▶ WHAT THE EXERCISE ASKS:
Leave out the pictures and transcribe everything else exactly.

▶ DATA BLOCK:

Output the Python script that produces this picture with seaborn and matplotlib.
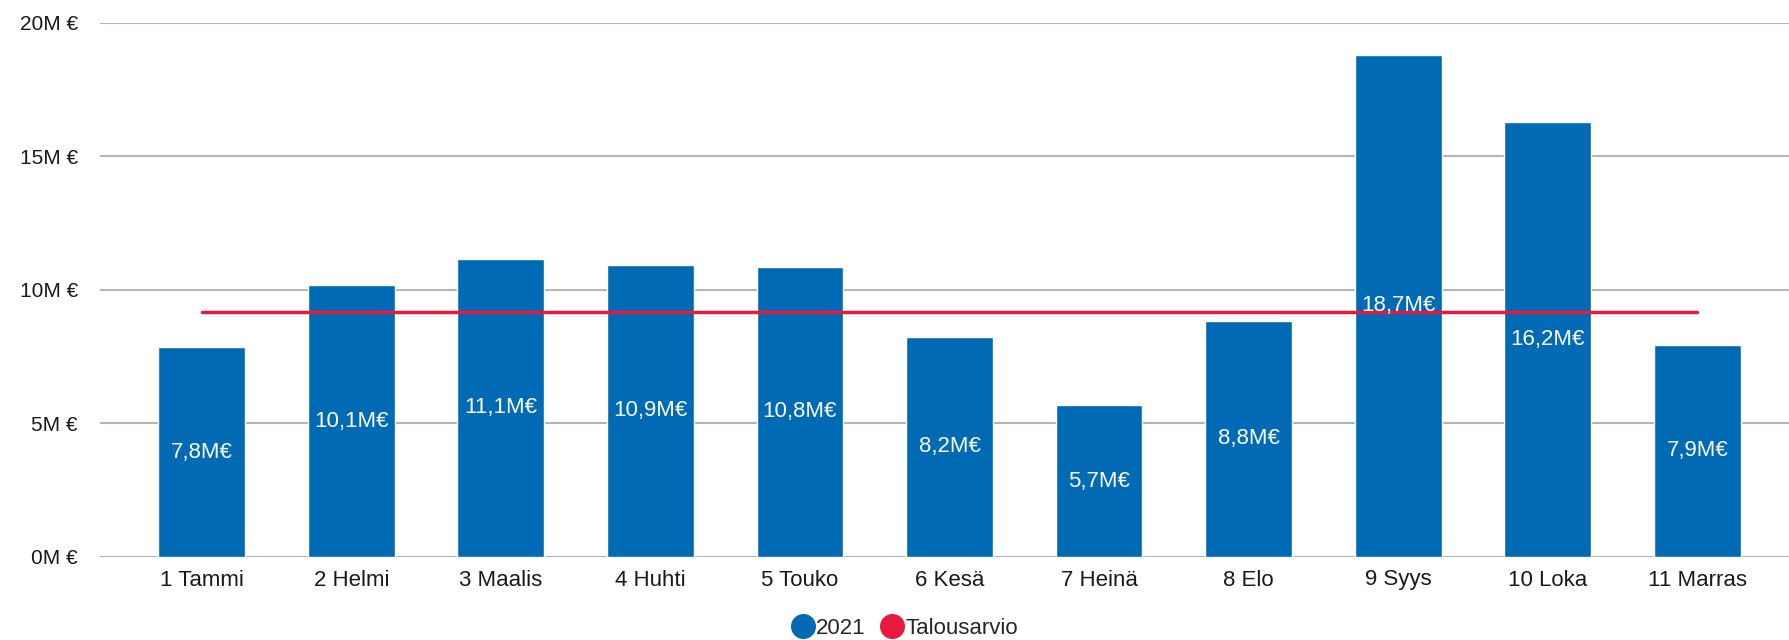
import pandas as pd
import seaborn as sns
import matplotlib.pyplot as plt
from matplotlib.lines import Line2D

# data (millions of euros)
months = ["1 Tammi", "2 Helmi", "3 Maalis", "4 Huhti", "5 Touko", "6 Kesä",
          "7 Heinä", "8 Elo", "9 Syys", "10 Loka", "11 Marras"]
values_2021 = [7.86, 10.18, 11.16, 10.94, 10.86, 8.25, 5.68, 8.85, 18.81, 16.29, 7.95]
bar_labels = ["7,8M€", "10,1M€", "11,1M€", "10,9M€", "10,8M€", "8,2M€",
              "5,7M€", "8,8M€", "18,7M€", "16,2M€", "7,9M€"]
budget = [9.17] * 11
y_ticks = [0, 5, 10, 15, 20]
y_tick_labels = ["0M €", "5M €", "10M €", "15M €", "20M €"]

BLUE = "#006AB4"
RED = "#E8193C"

sns.set_style("white")
plt.rcParams["font.family"] = ["Liberation Sans", "DejaVu Sans"]

df = pd.DataFrame({"month": months, "value": values_2021, "budget": budget})
df["pos"] = range(len(months))

fig = plt.figure(figsize=(17.9, 6.4), dpi=100)
ax = fig.add_axes([100 / 1790, 1 - 557 / 640, 1 - 100 / 1790, (557 - 22.8) / 640])

sns.barplot(data=df, x="month", y="value", color=BLUE, width=0.58,
            saturation=1, ax=ax, zorder=2)
sns.lineplot(data=df, x="pos", y="budget", color=RED, linewidth=2.5,
             ax=ax, zorder=3, solid_capstyle="round")

# value labels centred in the bars
for i, (v, lab) in enumerate(zip(values_2021, bar_labels)):
    ax.text(i, v / 2, lab, ha="center", va="center", color="white",
            fontsize=16, zorder=4)

ax.set_ylim(0, 20)
ax.set_xlim(-0.68, 10.62)
ax.set_yticks(y_ticks)
ax.set_yticklabels(y_tick_labels)
ax.yaxis.grid(True, color="#B5B5B5", linewidth=1.5, zorder=0)
ax.set_axisbelow(True)
for s in ax.spines.values():
    s.set_visible(False)
ax.tick_params(axis="both", length=0, labelcolor="#1a1a1a")
ax.tick_params(axis="y", pad=16, labelsize=15)
ax.tick_params(axis="x", pad=9, labelsize=16)
ax.set_xlabel("")
ax.set_ylabel("")

handles = [
    Line2D([], [], marker="o", linestyle="", markersize=17,
           markerfacecolor=BLUE, markeredgecolor=BLUE, label="2021"),
    Line2D([], [], marker="o", linestyle="", markersize=17,
           markerfacecolor=RED, markeredgecolor=RED, label="Talousarvio"),
]
fig.legend(handles=handles, loc="lower center", bbox_to_anchor=(0.505, -0.03),
           ncol=2, frameon=False, fontsize=16, handletextpad=0.0,
           columnspacing=0.6, handlelength=1.2)

fig.savefig("out.png", dpi=100)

▶ FINAL RESULT:
Output the Python script that produces this picture with seaborn and matplotlib.
import pandas as pd
import seaborn as sns
import matplotlib.pyplot as plt
from matplotlib.lines import Line2D

# data (millions of euros)
months = ["1 Tammi", "2 Helmi", "3 Maalis", "4 Huhti", "5 Touko", "6 Kesä",
          "7 Heinä", "8 Elo", "9 Syys", "10 Loka", "11 Marras"]
values_2021 = [7.86, 10.18, 11.16, 10.94, 10.86, 8.25, 5.68, 8.85, 18.81, 16.29, 7.95]
bar_labels = ["7,8M€", "10,1M€", "11,1M€", "10,9M€", "10,8M€", "8,2M€",
              "5,7M€", "8,8M€", "18,7M€", "16,2M€", "7,9M€"]
budget = [9.17] * 11
y_ticks = [0, 5, 10, 15, 20]
y_tick_labels = ["0M €", "5M €", "10M €", "15M €", "20M €"]

BLUE = "#006AB4"
RED = "#E8193C"

sns.set_style("white")
plt.rcParams["font.family"] = ["Liberation Sans", "DejaVu Sans"]

df = pd.DataFrame({"month": months, "value": values_2021, "budget": budget})
df["pos"] = range(len(months))

fig = plt.figure(figsize=(17.9, 6.4), dpi=100)
ax = fig.add_axes([100 / 1790, 1 - 557 / 640, 1 - 100 / 1790, (557 - 22.8) / 640])

sns.barplot(data=df, x="month", y="value", color=BLUE, width=0.58,
            saturation=1, ax=ax, zorder=2)
sns.lineplot(data=df, x="pos", y="budget", color=RED, linewidth=2.5,
             ax=ax, zorder=3, solid_capstyle="round")

# value labels centred in the bars
for i, (v, lab) in enumerate(zip(values_2021, bar_labels)):
    ax.text(i, v / 2, lab, ha="center", va="center", color="white",
            fontsize=16, zorder=4)

ax.set_ylim(0, 20)
ax.set_xlim(-0.68, 10.62)
ax.set_yticks(y_ticks)
ax.set_yticklabels(y_tick_labels)
ax.yaxis.grid(True, color="#B5B5B5", linewidth=1.5, zorder=0)
ax.set_axisbelow(True)
for s in ax.spines.values():
    s.set_visible(False)
ax.tick_params(axis="both", length=0, labelcolor="#1a1a1a")
ax.tick_params(axis="y", pad=16, labelsize=15)
ax.tick_params(axis="x", pad=9, labelsize=16)
ax.set_xlabel("")
ax.set_ylabel("")

handles = [
    Line2D([], [], marker="o", linestyle="", markersize=17,
           markerfacecolor=BLUE, markeredgecolor=BLUE, label="2021"),
    Line2D([], [], marker="o", linestyle="", markersize=17,
           markerfacecolor=RED, markeredgecolor=RED, label="Talousarvio"),
]
fig.legend(handles=handles, loc="lower center", bbox_to_anchor=(0.505, -0.03),
           ncol=2, frameon=False, fontsize=16, handletextpad=0.0,
           columnspacing=0.6, handlelength=1.2)

fig.savefig("out.png", dpi=100)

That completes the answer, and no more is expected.